YOUR GOAL: Exactly repeat the material, dropping only the pictures.

DATA LINES:
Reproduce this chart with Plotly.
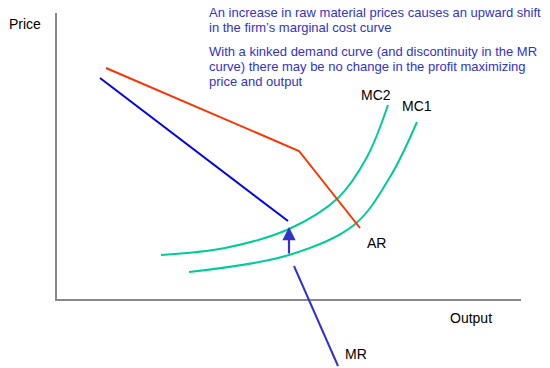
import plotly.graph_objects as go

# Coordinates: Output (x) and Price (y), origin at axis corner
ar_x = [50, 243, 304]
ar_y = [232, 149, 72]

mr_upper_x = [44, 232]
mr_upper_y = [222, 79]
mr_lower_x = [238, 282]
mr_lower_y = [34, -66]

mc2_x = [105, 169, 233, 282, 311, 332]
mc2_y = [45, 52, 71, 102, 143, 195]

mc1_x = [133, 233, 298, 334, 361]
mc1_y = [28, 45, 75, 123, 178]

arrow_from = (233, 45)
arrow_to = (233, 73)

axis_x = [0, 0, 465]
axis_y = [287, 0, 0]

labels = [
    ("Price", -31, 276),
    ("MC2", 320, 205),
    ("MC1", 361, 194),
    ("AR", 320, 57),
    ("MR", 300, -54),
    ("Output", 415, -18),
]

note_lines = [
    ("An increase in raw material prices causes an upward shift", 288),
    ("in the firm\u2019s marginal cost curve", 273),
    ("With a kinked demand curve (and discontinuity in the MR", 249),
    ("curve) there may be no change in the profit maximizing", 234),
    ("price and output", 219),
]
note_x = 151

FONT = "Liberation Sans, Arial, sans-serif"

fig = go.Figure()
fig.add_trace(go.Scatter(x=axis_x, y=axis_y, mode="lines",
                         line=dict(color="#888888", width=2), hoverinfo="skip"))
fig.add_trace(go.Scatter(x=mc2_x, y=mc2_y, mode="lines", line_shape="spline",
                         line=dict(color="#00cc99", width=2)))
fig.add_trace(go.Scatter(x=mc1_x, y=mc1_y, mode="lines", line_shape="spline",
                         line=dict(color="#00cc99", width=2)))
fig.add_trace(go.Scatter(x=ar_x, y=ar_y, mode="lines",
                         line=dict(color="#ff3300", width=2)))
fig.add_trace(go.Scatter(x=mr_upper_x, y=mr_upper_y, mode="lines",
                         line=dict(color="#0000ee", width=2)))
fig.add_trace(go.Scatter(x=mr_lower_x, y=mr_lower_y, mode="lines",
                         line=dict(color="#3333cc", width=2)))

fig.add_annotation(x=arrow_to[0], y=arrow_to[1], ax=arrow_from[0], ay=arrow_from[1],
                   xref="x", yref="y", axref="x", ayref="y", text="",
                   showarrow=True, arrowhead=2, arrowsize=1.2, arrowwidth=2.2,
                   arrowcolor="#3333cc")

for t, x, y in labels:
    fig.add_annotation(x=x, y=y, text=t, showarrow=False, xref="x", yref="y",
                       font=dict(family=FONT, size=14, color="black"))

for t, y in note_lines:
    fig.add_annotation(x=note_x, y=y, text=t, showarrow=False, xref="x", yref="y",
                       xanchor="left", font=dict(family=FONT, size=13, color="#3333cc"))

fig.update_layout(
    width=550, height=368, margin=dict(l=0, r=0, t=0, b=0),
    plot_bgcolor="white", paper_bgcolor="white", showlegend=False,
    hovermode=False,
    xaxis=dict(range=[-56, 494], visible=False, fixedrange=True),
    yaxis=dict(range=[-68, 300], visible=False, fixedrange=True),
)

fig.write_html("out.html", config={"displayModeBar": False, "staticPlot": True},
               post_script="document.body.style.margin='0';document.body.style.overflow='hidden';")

OUTPUT BELOW:
Reproduce this chart with Plotly.
import plotly.graph_objects as go

# Coordinates: Output (x) and Price (y), origin at axis corner
ar_x = [50, 243, 304]
ar_y = [232, 149, 72]

mr_upper_x = [44, 232]
mr_upper_y = [222, 79]
mr_lower_x = [238, 282]
mr_lower_y = [34, -66]

mc2_x = [105, 169, 233, 282, 311, 332]
mc2_y = [45, 52, 71, 102, 143, 195]

mc1_x = [133, 233, 298, 334, 361]
mc1_y = [28, 45, 75, 123, 178]

arrow_from = (233, 45)
arrow_to = (233, 73)

axis_x = [0, 0, 465]
axis_y = [287, 0, 0]

labels = [
    ("Price", -31, 276),
    ("MC2", 320, 205),
    ("MC1", 361, 194),
    ("AR", 320, 57),
    ("MR", 300, -54),
    ("Output", 415, -18),
]

note_lines = [
    ("An increase in raw material prices causes an upward shift", 288),
    ("in the firm\u2019s marginal cost curve", 273),
    ("With a kinked demand curve (and discontinuity in the MR", 249),
    ("curve) there may be no change in the profit maximizing", 234),
    ("price and output", 219),
]
note_x = 151

FONT = "Liberation Sans, Arial, sans-serif"

fig = go.Figure()
fig.add_trace(go.Scatter(x=axis_x, y=axis_y, mode="lines",
                         line=dict(color="#888888", width=2), hoverinfo="skip"))
fig.add_trace(go.Scatter(x=mc2_x, y=mc2_y, mode="lines", line_shape="spline",
                         line=dict(color="#00cc99", width=2)))
fig.add_trace(go.Scatter(x=mc1_x, y=mc1_y, mode="lines", line_shape="spline",
                         line=dict(color="#00cc99", width=2)))
fig.add_trace(go.Scatter(x=ar_x, y=ar_y, mode="lines",
                         line=dict(color="#ff3300", width=2)))
fig.add_trace(go.Scatter(x=mr_upper_x, y=mr_upper_y, mode="lines",
                         line=dict(color="#0000ee", width=2)))
fig.add_trace(go.Scatter(x=mr_lower_x, y=mr_lower_y, mode="lines",
                         line=dict(color="#3333cc", width=2)))

fig.add_annotation(x=arrow_to[0], y=arrow_to[1], ax=arrow_from[0], ay=arrow_from[1],
                   xref="x", yref="y", axref="x", ayref="y", text="",
                   showarrow=True, arrowhead=2, arrowsize=1.2, arrowwidth=2.2,
                   arrowcolor="#3333cc")

for t, x, y in labels:
    fig.add_annotation(x=x, y=y, text=t, showarrow=False, xref="x", yref="y",
                       font=dict(family=FONT, size=14, color="black"))

for t, y in note_lines:
    fig.add_annotation(x=note_x, y=y, text=t, showarrow=False, xref="x", yref="y",
                       xanchor="left", font=dict(family=FONT, size=13, color="#3333cc"))

fig.update_layout(
    width=550, height=368, margin=dict(l=0, r=0, t=0, b=0),
    plot_bgcolor="white", paper_bgcolor="white", showlegend=False,
    hovermode=False,
    xaxis=dict(range=[-56, 494], visible=False, fixedrange=True),
    yaxis=dict(range=[-68, 300], visible=False, fixedrange=True),
)

fig.write_html("out.html", config={"displayModeBar": False, "staticPlot": True},
               post_script="document.body.style.margin='0';document.body.style.overflow='hidden';")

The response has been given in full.